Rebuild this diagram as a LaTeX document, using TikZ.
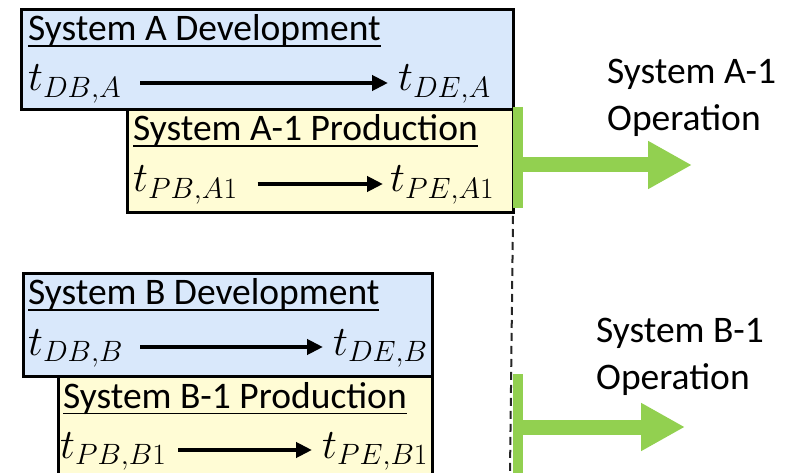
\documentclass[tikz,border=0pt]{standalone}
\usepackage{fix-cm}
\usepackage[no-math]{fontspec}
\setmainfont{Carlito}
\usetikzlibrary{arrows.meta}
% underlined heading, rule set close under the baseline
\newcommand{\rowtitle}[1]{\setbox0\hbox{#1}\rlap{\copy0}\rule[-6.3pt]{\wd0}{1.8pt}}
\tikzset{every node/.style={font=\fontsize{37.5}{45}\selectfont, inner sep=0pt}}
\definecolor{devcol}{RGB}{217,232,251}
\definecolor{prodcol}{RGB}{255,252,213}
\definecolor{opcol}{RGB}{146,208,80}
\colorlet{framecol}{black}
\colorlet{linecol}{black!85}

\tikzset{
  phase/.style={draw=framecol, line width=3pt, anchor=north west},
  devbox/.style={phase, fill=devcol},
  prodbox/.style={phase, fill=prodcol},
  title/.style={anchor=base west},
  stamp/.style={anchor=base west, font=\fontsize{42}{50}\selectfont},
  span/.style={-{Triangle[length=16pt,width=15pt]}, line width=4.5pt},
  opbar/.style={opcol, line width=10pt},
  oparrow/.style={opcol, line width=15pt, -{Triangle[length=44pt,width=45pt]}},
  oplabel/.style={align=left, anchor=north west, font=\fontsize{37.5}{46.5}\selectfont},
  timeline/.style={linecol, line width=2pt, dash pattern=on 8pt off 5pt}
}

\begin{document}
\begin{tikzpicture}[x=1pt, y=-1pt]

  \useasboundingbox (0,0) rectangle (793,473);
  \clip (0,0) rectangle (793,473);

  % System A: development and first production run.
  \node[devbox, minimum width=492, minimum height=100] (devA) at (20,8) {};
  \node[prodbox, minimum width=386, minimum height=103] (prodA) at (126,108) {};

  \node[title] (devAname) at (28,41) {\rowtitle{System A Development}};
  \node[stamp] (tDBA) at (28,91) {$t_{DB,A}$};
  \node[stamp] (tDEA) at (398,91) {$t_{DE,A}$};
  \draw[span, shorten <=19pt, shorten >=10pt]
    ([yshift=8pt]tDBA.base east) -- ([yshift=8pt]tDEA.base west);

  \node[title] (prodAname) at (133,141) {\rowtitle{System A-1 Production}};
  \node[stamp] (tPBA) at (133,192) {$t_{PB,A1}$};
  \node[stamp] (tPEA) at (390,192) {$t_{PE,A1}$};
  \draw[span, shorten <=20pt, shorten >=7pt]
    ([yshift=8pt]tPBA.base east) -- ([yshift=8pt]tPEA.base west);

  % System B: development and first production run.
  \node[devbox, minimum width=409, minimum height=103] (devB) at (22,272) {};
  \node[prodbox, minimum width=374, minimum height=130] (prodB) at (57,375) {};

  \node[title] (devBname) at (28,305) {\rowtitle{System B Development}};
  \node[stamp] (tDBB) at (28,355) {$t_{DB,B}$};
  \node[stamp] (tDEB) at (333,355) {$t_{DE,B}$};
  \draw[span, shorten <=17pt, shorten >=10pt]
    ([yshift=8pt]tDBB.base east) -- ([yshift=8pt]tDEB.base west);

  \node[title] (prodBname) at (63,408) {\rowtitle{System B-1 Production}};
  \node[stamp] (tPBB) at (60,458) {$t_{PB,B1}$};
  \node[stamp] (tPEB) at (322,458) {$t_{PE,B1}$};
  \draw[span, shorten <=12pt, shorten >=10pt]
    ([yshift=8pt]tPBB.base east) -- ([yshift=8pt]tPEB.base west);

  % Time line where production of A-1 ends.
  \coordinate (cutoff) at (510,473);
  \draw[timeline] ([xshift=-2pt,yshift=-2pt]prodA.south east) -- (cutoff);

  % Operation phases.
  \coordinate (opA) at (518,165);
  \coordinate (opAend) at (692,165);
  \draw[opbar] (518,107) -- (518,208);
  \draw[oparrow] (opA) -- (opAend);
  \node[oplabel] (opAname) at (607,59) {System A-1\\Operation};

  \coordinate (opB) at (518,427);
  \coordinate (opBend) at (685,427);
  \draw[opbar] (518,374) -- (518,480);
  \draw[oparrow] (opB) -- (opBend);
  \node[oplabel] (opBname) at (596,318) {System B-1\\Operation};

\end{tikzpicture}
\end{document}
= = = = =
Task description: Give all the lines above again, character for character, without pictures.

Exercise solution:
Rebuild this diagram as a LaTeX document, using TikZ.
\documentclass[tikz,border=0pt]{standalone}
\usepackage{fix-cm}
\usepackage[no-math]{fontspec}
\setmainfont{Carlito}
\usetikzlibrary{arrows.meta}
% underlined heading, rule set close under the baseline
\newcommand{\rowtitle}[1]{\setbox0\hbox{#1}\rlap{\copy0}\rule[-6.3pt]{\wd0}{1.8pt}}
\tikzset{every node/.style={font=\fontsize{37.5}{45}\selectfont, inner sep=0pt}}
\definecolor{devcol}{RGB}{217,232,251}
\definecolor{prodcol}{RGB}{255,252,213}
\definecolor{opcol}{RGB}{146,208,80}
\colorlet{framecol}{black}
\colorlet{linecol}{black!85}

\tikzset{
  phase/.style={draw=framecol, line width=3pt, anchor=north west},
  devbox/.style={phase, fill=devcol},
  prodbox/.style={phase, fill=prodcol},
  title/.style={anchor=base west},
  stamp/.style={anchor=base west, font=\fontsize{42}{50}\selectfont},
  span/.style={-{Triangle[length=16pt,width=15pt]}, line width=4.5pt},
  opbar/.style={opcol, line width=10pt},
  oparrow/.style={opcol, line width=15pt, -{Triangle[length=44pt,width=45pt]}},
  oplabel/.style={align=left, anchor=north west, font=\fontsize{37.5}{46.5}\selectfont},
  timeline/.style={linecol, line width=2pt, dash pattern=on 8pt off 5pt}
}

\begin{document}
\begin{tikzpicture}[x=1pt, y=-1pt]

  \useasboundingbox (0,0) rectangle (793,473);
  \clip (0,0) rectangle (793,473);

  % System A: development and first production run.
  \node[devbox, minimum width=492, minimum height=100] (devA) at (20,8) {};
  \node[prodbox, minimum width=386, minimum height=103] (prodA) at (126,108) {};

  \node[title] (devAname) at (28,41) {\rowtitle{System A Development}};
  \node[stamp] (tDBA) at (28,91) {$t_{DB,A}$};
  \node[stamp] (tDEA) at (398,91) {$t_{DE,A}$};
  \draw[span, shorten <=19pt, shorten >=10pt]
    ([yshift=8pt]tDBA.base east) -- ([yshift=8pt]tDEA.base west);

  \node[title] (prodAname) at (133,141) {\rowtitle{System A-1 Production}};
  \node[stamp] (tPBA) at (133,192) {$t_{PB,A1}$};
  \node[stamp] (tPEA) at (390,192) {$t_{PE,A1}$};
  \draw[span, shorten <=20pt, shorten >=7pt]
    ([yshift=8pt]tPBA.base east) -- ([yshift=8pt]tPEA.base west);

  % System B: development and first production run.
  \node[devbox, minimum width=409, minimum height=103] (devB) at (22,272) {};
  \node[prodbox, minimum width=374, minimum height=130] (prodB) at (57,375) {};

  \node[title] (devBname) at (28,305) {\rowtitle{System B Development}};
  \node[stamp] (tDBB) at (28,355) {$t_{DB,B}$};
  \node[stamp] (tDEB) at (333,355) {$t_{DE,B}$};
  \draw[span, shorten <=17pt, shorten >=10pt]
    ([yshift=8pt]tDBB.base east) -- ([yshift=8pt]tDEB.base west);

  \node[title] (prodBname) at (63,408) {\rowtitle{System B-1 Production}};
  \node[stamp] (tPBB) at (60,458) {$t_{PB,B1}$};
  \node[stamp] (tPEB) at (322,458) {$t_{PE,B1}$};
  \draw[span, shorten <=12pt, shorten >=10pt]
    ([yshift=8pt]tPBB.base east) -- ([yshift=8pt]tPEB.base west);

  % Time line where production of A-1 ends.
  \coordinate (cutoff) at (510,473);
  \draw[timeline] ([xshift=-2pt,yshift=-2pt]prodA.south east) -- (cutoff);

  % Operation phases.
  \coordinate (opA) at (518,165);
  \coordinate (opAend) at (692,165);
  \draw[opbar] (518,107) -- (518,208);
  \draw[oparrow] (opA) -- (opAend);
  \node[oplabel] (opAname) at (607,59) {System A-1\\Operation};

  \coordinate (opB) at (518,427);
  \coordinate (opBend) at (685,427);
  \draw[opbar] (518,374) -- (518,480);
  \draw[oparrow] (opB) -- (opBend);
  \node[oplabel] (opBname) at (596,318) {System B-1\\Operation};

\end{tikzpicture}
\end{document}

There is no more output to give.